Только один человек мог разбудить спящее сердце прекрасной графини. Но о нем она запрещала себе и думать. Он был далеко, женат, недоступен, потерян для нее навсегда, этот Арно, одно имя которого болью отдавалось в ее душе.


Ян ван Эйк не прерывал молчания молодой женщины. Стоя у камина, она молча смотрела на огонь сквозь жидкий рубин своего бокала. И она была исполнена такой грации, что художнику снова захотелось взяться за кисти и начать новую картину. Он улыбнулся про себя, подумав, что «Дева с бокалом вина» может быть хорошо принята. Но он не любил, когда Катрин вот так в мыслях отдалялась от него. А в последнее время это случалось все чаще.

Он хотел заговорить, когда вошел слуга, одетый в фиолетовую ливрею, украшенную серебром. Бесшумно скользя по сверкающему полу с желтыми звездами и голубыми химерами, он подошел к молодой женщине и доложил, что мессир де Сен-Реми просит принять его. Катрин вздрогнула, как будто пробудившись от размеренного голоса слуги, и приказала пригласить гостя.

Ван Эйк вздохнул:

– Сейчас мы битый час будем выслушивать последние сплетни двора. Я ненавижу этого неисправимого болтуна и хочу откланяться.

– Нет, останьтесь! – попросила Катрин. – Когда есть кто-то рядом, он не решается ухаживать за мной.

– И он тоже! – вздохнул художник. – Я спрашиваю себя, моя дорогая, есть ли хоть один мужчина, достойный своего имени, во Фландрии и Бургундии, который не был бы более или менее влюблен в вас? Ну хорошо, я остаюсь!

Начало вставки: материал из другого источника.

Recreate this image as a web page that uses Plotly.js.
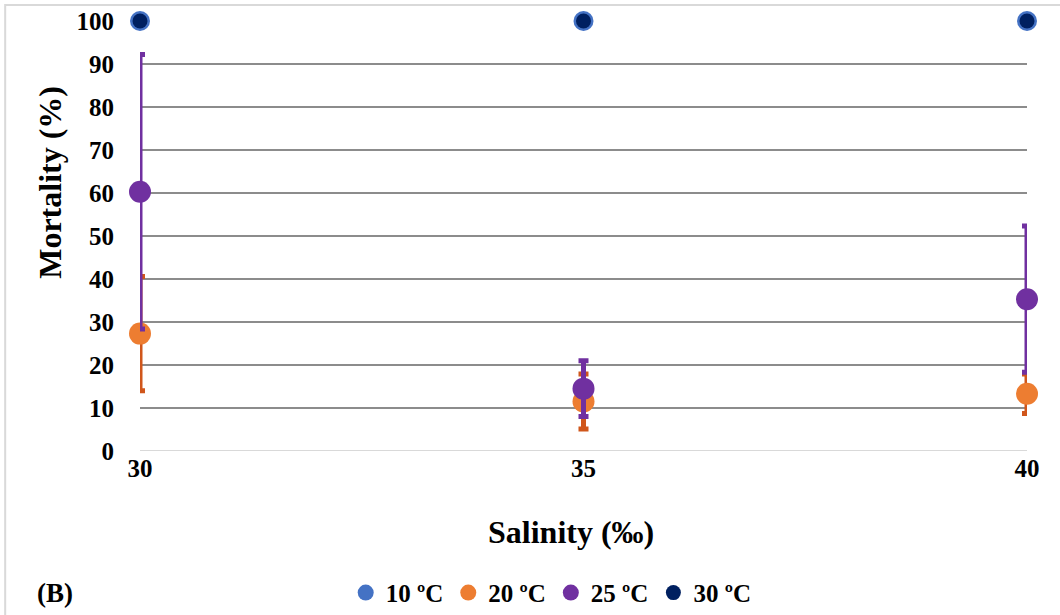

В это время появился Сен-Реми, элегантный, роскошный, как и обычно, широко улыбаясь хозяйке. Для этого визита законодатель бургундской моды выбрал наряд цветов осени. Сквозь многочисленные разрезы полудлинного бархатного камзола цвета опавших листьев проглядывала парча, расцвеченная золотыми и пурпурными нитями. Узкие штаны были ярко-красного цвета, а шляпа в тон наряду была украшена золотыми листьями, такими же, как на рукоятке кинжала, висевшего на поясе дворянина. Ярко-красные башмаки с загнутыми носами дополняли наряд Сен-Реми и, меняя походку, делали его похожим на селезня. Он принес с собой дыхание свежего воздуха улицы, и мир этой большой теплой комнаты был взорван.